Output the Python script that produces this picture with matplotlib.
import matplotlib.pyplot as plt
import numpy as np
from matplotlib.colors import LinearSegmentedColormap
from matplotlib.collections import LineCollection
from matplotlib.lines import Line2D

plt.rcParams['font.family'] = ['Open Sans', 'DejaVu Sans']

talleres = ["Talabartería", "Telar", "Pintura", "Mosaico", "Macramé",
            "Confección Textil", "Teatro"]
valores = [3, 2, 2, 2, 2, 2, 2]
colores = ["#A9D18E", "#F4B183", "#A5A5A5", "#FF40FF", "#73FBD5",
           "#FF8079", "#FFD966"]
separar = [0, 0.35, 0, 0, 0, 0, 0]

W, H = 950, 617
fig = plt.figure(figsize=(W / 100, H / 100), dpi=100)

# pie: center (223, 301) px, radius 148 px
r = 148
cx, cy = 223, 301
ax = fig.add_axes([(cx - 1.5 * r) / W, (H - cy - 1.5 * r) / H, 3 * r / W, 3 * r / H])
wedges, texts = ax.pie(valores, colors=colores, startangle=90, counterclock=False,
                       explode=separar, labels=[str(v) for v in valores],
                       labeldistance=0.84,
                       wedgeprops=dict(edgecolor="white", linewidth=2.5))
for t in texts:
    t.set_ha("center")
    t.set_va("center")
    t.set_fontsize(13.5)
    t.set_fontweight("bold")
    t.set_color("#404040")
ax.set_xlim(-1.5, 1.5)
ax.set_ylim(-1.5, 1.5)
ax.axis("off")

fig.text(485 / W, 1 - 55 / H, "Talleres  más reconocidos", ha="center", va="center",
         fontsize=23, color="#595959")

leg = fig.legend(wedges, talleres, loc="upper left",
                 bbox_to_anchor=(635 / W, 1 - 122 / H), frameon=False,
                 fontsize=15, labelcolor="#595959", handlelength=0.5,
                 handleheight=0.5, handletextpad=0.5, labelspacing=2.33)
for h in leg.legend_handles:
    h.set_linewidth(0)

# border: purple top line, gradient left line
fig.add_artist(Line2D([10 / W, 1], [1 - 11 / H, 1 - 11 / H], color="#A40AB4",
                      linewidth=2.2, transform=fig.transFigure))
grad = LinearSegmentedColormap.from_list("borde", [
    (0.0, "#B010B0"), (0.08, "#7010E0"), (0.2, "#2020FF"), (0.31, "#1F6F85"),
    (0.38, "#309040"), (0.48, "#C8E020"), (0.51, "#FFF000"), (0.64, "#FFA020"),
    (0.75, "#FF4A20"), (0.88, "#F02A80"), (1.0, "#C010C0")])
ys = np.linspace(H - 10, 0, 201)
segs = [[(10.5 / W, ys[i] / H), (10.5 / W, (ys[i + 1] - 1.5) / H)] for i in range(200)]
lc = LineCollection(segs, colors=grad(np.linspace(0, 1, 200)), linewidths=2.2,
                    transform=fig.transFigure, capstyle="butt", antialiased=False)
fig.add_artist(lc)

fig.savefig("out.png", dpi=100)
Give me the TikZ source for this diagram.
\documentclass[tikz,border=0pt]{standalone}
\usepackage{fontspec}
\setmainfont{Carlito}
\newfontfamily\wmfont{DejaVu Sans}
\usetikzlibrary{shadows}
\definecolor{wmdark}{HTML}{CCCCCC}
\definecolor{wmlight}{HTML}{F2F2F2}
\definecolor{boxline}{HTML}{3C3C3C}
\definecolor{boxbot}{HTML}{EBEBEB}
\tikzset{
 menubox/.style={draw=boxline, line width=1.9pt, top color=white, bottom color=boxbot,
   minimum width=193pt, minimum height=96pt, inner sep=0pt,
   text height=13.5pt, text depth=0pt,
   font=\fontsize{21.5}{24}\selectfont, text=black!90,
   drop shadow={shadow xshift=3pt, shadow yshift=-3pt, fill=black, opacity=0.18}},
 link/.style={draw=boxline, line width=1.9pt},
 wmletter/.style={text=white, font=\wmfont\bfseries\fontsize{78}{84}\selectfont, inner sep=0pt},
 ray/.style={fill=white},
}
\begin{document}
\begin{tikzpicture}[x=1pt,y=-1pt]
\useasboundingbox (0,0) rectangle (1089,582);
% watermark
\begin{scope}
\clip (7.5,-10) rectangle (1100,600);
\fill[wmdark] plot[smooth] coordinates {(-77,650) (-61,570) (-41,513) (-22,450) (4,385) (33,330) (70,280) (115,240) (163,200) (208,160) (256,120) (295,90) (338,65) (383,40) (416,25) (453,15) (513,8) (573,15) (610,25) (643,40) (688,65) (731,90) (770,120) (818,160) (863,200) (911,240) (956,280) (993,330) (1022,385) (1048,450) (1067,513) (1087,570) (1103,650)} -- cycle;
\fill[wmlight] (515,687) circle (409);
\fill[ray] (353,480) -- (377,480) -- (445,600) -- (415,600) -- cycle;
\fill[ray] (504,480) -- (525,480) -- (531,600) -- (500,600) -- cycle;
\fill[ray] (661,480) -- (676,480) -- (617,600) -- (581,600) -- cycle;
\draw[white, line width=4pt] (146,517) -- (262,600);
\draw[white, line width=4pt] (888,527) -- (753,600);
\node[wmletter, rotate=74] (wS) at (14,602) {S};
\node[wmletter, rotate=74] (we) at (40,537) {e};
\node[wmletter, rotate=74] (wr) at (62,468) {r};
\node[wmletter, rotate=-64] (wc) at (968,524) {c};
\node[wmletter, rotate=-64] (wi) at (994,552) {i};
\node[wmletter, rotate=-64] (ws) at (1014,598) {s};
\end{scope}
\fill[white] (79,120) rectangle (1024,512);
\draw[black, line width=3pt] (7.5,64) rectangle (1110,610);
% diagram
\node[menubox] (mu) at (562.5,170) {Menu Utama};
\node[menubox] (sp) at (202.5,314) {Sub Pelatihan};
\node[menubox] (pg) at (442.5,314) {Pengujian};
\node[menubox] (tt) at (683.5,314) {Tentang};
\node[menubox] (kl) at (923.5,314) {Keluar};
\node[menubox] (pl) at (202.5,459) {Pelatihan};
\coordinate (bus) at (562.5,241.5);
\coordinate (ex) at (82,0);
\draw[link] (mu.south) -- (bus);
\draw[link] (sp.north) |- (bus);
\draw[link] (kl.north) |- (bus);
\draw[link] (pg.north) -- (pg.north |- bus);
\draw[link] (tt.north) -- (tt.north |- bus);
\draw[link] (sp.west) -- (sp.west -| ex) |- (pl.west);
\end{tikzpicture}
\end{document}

──────────

Your objective:
Please output the exact lines of the records above, beginning with the first and stopping after the line that holds "plt.rcParams['font.family'] = ['Open", and nothing else.

Response to this exercise:
Output the Python script that produces this picture with matplotlib.
import matplotlib.pyplot as plt
import numpy as np
from matplotlib.colors import LinearSegmentedColormap
from matplotlib.collections import LineCollection
from matplotlib.lines import Line2D

plt.rcParams['font.family'] = ['Open Sans', 'DejaVu Sans']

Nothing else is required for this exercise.